How do children know what words mean?

Assuming that children can recognise a word (see this post on how they manage that), how do they know what it means?

The Gavagai problem


In a book called Word and Object, Quine put forward a simple scenario which illustrates the problem of children learning a new language. In this scenario, you are trying to learn a language which you don't speak, and the person you are trying to learn from speaks not a word of English.

As you walk along together, across the field in front of you runs a rabbit.
"Gavagai!" says the other person. What do they mean?

Well, a rabbit, obviously. Unless they meant, "Oh, look!", which could be possible. Or "Wow, a fat one!" Or "Tasty!" Or running, or long ears, or brown, or vermin, or mammal, or bunny rabbit, or...

Even with quite a simple scenario, the possibilities for meaning are very large. So how do children - who don't have even have our years of experience in knowing what people are likely to want to say - figure it out?

Some first guesses

Demonstrate and repeat

In the 17th century, Locke suggested that words were learnt by showing things to children, and repeating the words for them. You've probably heard parents doing this, or even done it yourself.

"Oh look, it's your teddy! Hello teddy! Do you want teddy?" etc etc...

This might explain some aspects of acquisition, but by no means all. It is very rare that an adult performs this kind of repetition for adverbs, for example:

"Look, it's going quickly! Can you go quickly? I like going quickly..."

And we never attempt to explain function words like "of"!

Imitation

A second possibility: children just imitate what they hear adults saying in the same situations.

But children come up with all kinds of things which indicate that they've learnt something, and it wasn't something an adult said:

"Don't giggle me"

"Joey will get there first than Jason" (from the Kuczaj corpus)

"They drived to the shops and goed inside..."

They have clearly understood some rules of English grammar and sentence formation - the door shuts, you shut the door; the vase breaks, you break the vase; I giggle, you giggle me. Perfectly logical - but not arrived at through imitation.
Similarly, Joey will get there faster than Jason; Joey will get there first; so Joey will get there first than Jason. Why should "before" have a different sentence structure than "taller than, faster than, louder than"? Again, this is a logical position to take - just like "goed" for went, and "drived" for drove - but not one copied from an adult.

Correction

Whilst adults may spend a fair amount of effort trying to correct some aspects of their children's speech, it is clearly not the main method by which they learn.

There is a widely-cited illustration of this from Martin Braine (including in Steven Pinker's popular linguistics book The Language Instinct):

Child:  Want other one spoon, Daddy.
Father: You mean, you want the other spoon.
Child:   Yes, I want other one spoon, please Daddy.
Father: Can you say “the other spoon”?
Child:  Other…one…spoon.
Father: Say “other”.
Child:   Other.
Father: “Spoon.”
Child:   Spoon.
Father: “Other spoon.”
Child:   Other…spoon.
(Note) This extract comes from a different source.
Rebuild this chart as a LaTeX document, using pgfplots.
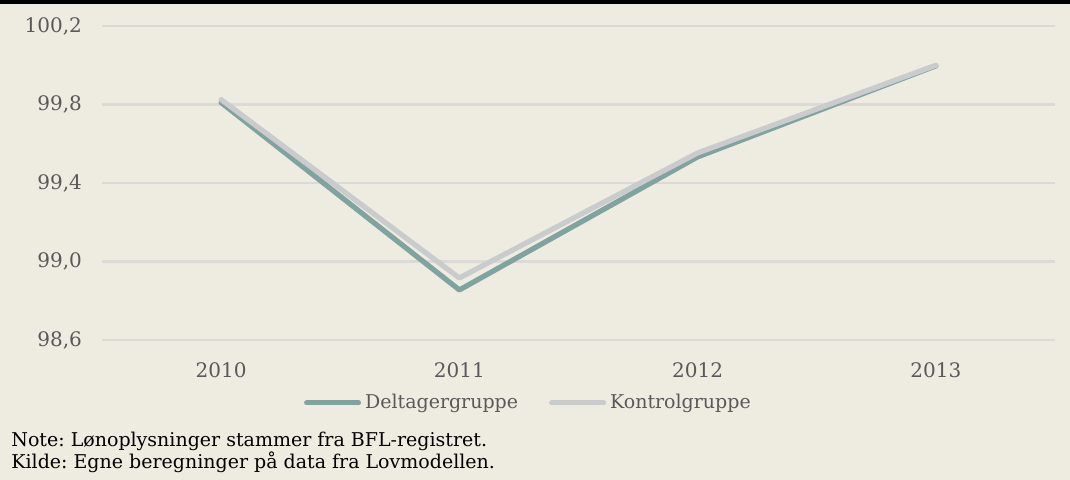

Now give me other one spoon?

Adults often don't notice mistakes, and even when they do, children may reject their corrections, if they even figure out what the adult is unhappy about in the first place!

Far more common is adults correcting rudeness, lies or ignorance - if children assumed all corrections were linguistic, they would miss the more important social lessons which adults are trying to impart.

If not that, then what?

So if the meaning of words is not obvious from adults repeating them for children, or using them in the certain contexts, or correcting them, how can children ever learn to associate words with meanings?

Over the next few posts, we will look at a series of biases which push children to jump to one conclusion over another. We will look at:
  • Whole object bias
  • Taxonomic and Shape biases
  • Mutual exclusivity and the Principle of Contrast
  • Syntactic and semantic bootstrapping

Acknowledgement and further reading


This post, and the following ones. are my summary of a talk I attended by Kristen Syrett on Semantics in Language Acquisition. For a more detailed view of the field, without my misinterpretations, here are some suggested readings from her course:

On verbs:

Gleitman, Lila. (1990). The structural sources of verb meaning. Language Acquisition, 1, 3-55.
Grimshaw, Jane. (1994). Lexical reconciliation. Lingua, 92, 411-430.
Pinker, Stephen. (1994). How could a child use verb syntax to learn verb semantics? Lingua, 92,
377-410.

On gradable adjectives:

Kennedy, Christopher, & McNally, Louise. (2005). Scale structure, degree modification, and the
semantics of gradable predicates. Language, 81, 345-381.
Syrett, Kristen, Kennedy, Christopher, & Lidz, Jeffrey. (2010). Meaning and context in
children’s understanding of gradable adjectives. Journal of Semantics, 27, 1-35.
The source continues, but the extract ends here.